Des lamproies et des hommes |
Une découverte du Centre de recherche en sciences neurologiques ouvre des pistes de recherche pour le traitement des lésions de la moelle épinière. |
Réjean Dubuc |
Il peut paraître étonnant qu'une lamproie, parasite primitif et plutôt repoussant, avec un cerveau pas plus gros qu'une tête d'épingle, puisse être utile à la compréhension des mécanismes complexes du cerveau humain.
Cette bestiole des mers a en effet permis à l'équipe du professeur Réjean Dubuc, du Centre de recherche en sciences neurologiques (CRSN), de faire un pas de plus dans les connaissances de la neurobiologie de la locomotion.
"Contrairement à la souris, le cerveau de la lamproie est l'un des plus simples qui puissent exister chez les vertébrés et ses neurones, qui se comptent par milliers plutôt que par milliards, sont très gros, explique le Dr Dubuc. Cela facilite l'étude des mécanismes neurobiologiques à la base des mouvements comme la nage ou la marche. La locomotion est l'une des premières fonctions retenues par l'évolution. Il est réaliste de penser que l'organisation sensori-motrice de la lamproie, apparue il y a 450 millions d'années, est la même que celle des autres vertébrés, y compris l'homme."

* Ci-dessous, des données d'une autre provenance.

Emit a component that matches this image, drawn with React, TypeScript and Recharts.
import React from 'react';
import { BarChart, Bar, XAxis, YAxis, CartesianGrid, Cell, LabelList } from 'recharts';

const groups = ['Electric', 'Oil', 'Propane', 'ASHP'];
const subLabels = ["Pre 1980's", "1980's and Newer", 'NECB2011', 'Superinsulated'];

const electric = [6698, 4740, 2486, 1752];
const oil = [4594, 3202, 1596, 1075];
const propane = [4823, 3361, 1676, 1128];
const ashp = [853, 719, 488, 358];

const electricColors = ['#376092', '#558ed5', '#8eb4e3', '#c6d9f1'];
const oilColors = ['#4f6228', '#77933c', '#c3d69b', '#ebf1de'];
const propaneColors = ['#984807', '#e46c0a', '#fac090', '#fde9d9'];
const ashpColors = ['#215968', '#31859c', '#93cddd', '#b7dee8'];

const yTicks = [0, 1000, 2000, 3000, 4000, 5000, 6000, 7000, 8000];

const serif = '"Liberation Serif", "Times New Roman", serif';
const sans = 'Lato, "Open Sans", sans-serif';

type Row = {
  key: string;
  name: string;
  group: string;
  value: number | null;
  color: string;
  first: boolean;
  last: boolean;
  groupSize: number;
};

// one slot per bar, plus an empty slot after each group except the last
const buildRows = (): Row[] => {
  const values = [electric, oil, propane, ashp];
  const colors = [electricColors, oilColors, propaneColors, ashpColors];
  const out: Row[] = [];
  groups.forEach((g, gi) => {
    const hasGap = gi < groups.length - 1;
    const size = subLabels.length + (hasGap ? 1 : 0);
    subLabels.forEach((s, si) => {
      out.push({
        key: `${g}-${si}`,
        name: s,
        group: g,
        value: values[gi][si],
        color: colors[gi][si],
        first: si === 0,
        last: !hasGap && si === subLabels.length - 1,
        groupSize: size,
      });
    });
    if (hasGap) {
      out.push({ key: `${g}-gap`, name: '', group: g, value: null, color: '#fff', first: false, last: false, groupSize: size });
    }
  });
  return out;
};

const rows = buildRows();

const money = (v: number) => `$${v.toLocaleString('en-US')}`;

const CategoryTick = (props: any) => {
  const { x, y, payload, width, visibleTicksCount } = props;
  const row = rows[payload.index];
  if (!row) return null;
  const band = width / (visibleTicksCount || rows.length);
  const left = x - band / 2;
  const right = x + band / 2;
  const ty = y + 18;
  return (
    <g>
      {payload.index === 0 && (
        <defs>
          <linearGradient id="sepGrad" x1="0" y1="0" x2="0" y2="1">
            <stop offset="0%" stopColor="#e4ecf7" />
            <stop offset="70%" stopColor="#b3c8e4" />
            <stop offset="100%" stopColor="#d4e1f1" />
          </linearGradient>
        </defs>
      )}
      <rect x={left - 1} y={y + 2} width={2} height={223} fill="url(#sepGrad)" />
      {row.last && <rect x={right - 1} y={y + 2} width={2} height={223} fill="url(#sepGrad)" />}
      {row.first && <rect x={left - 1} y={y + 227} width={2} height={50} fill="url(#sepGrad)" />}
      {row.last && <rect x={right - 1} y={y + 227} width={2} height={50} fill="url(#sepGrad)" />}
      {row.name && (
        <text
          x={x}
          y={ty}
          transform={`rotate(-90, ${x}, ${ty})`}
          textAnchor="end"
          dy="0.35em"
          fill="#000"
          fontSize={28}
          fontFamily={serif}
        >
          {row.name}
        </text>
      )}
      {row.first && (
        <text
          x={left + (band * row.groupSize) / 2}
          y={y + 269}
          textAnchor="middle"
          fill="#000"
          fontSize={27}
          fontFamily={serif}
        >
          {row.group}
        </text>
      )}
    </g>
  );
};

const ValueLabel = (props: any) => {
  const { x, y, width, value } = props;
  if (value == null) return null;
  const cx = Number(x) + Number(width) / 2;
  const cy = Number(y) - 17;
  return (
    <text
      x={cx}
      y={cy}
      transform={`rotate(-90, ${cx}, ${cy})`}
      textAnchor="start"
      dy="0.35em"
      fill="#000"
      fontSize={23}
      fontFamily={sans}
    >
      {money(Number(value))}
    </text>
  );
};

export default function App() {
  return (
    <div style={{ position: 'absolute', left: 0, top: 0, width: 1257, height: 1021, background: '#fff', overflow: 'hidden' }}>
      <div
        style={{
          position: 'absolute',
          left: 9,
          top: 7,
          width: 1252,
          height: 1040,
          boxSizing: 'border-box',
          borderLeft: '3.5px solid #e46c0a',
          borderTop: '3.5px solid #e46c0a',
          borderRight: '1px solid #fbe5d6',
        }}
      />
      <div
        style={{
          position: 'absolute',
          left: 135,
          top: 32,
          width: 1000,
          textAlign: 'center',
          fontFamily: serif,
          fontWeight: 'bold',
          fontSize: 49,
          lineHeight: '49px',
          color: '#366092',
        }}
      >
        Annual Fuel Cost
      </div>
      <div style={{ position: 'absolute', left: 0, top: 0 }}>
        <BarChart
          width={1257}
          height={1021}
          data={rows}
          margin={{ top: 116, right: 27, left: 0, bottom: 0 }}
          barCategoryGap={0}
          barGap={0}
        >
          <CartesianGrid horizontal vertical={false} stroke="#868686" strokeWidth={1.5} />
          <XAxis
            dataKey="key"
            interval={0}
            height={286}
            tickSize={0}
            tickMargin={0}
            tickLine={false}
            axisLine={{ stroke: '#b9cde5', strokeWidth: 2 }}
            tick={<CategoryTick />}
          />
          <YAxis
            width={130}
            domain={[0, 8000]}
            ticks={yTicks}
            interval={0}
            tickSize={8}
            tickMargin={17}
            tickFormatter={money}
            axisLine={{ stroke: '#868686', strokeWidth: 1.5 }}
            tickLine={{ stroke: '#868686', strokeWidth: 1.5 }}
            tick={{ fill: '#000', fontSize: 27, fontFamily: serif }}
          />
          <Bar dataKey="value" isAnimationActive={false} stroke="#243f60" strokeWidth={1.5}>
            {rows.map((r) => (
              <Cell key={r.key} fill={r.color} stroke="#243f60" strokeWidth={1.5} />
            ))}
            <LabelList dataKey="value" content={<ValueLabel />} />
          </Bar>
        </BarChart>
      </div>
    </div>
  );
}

Les recherches effectuées au CRSN portent entre autres sur la régénération des tissus nerveux et sur la pharmacologie de la moelle épinière. Toute connaissance fondamentale dans ce domaine est d'une très grande utilité pour la recherche d'un traitement thérapeutique des lésions de la moelle épinière et des paralysies qui en découlent.
On savait déjà que le moteur de la marche est situé dans la moelle, alors que le centre de contrôle donnant l'ordre de marcher se trouve dans le tronc cérébral. L'équipe du Dr Dubuc a mis en lumière le rôle des récepteurs au glutamate, un neurotransmetteur présent dans les cellules nerveuses, dans le déclenchement de la commande motrice.
Un cerveau de lamproie, étendu sur une lame de microscope et maintenu fonctionnel par une solution saline, a permis aux chercheurs d'observer la transformation d'une réaction cellulaire sensorielle en une commande motrice.
"Lorsque nous exerçons une légère pression sur la peau de la lamproie, nous pouvons enregistrer, dans les neurones de commande du tronc cérébral, une réponse proportionnelle à cette pression, explique Réjean Dubuc. Mais à un certain seuil de pression, il se produit une dépolarisation prolongée déclenchant la nage et la queue de la lamproie se met alors à bouger."
Les chercheurs ont observé que la transformation de la fonction de la cellule - qui passe d'un rôle sensitif à un rôle moteur - s'effectue par les récepteurs au glutamate. Lorsque ces récepteurs sont activés par ce neurotransmetteur, ils laissent entrer du calcium dans la cellule; on suppose que le calcium permet le maintien de la dépolarisation prolongée à la base de l'activation de la nage.
"Il est fort probable que ces mécanismes se retrouvent dans d'autres régions du cerveau, jouant un rôle dans le contrôle des mouvements", soutient le Dr Dubuc, qui compare le cerveau de la lamproie à une Lada, alors que le cerveau humain serait une Rolls Royce.
La guérison des quadraplégiques n'est pas pour autant à portée de main, mais "si l'on veut concevoir des traitements efficaces, il faut d'abord savoir comment la mécanique fonctionne", souligne le chercheur. Sa découverte ouvre de nouvelles avenues, notamment dans les traitements visant l'imitation des commandes motrices, en injectant par exemple dans la moelle épinière des solutions provoquant l'excitation des neurones.
Ces travaux réalisés au CRSN ont fait l'objet d'un article publié dans la prestigieuse revue Science du 7 novembre dernier. Outre Réjean Dubuc, l'article est cosigné par Gonzalo Viana Di Prisco, Edouard Pearlstein et Richard Robitaille.
L'équipe poursuit ses recherches afin de déterminer quelles sont les limites de la réaction observée et de comprendre les mécanismes qui en permettent l'arrêt.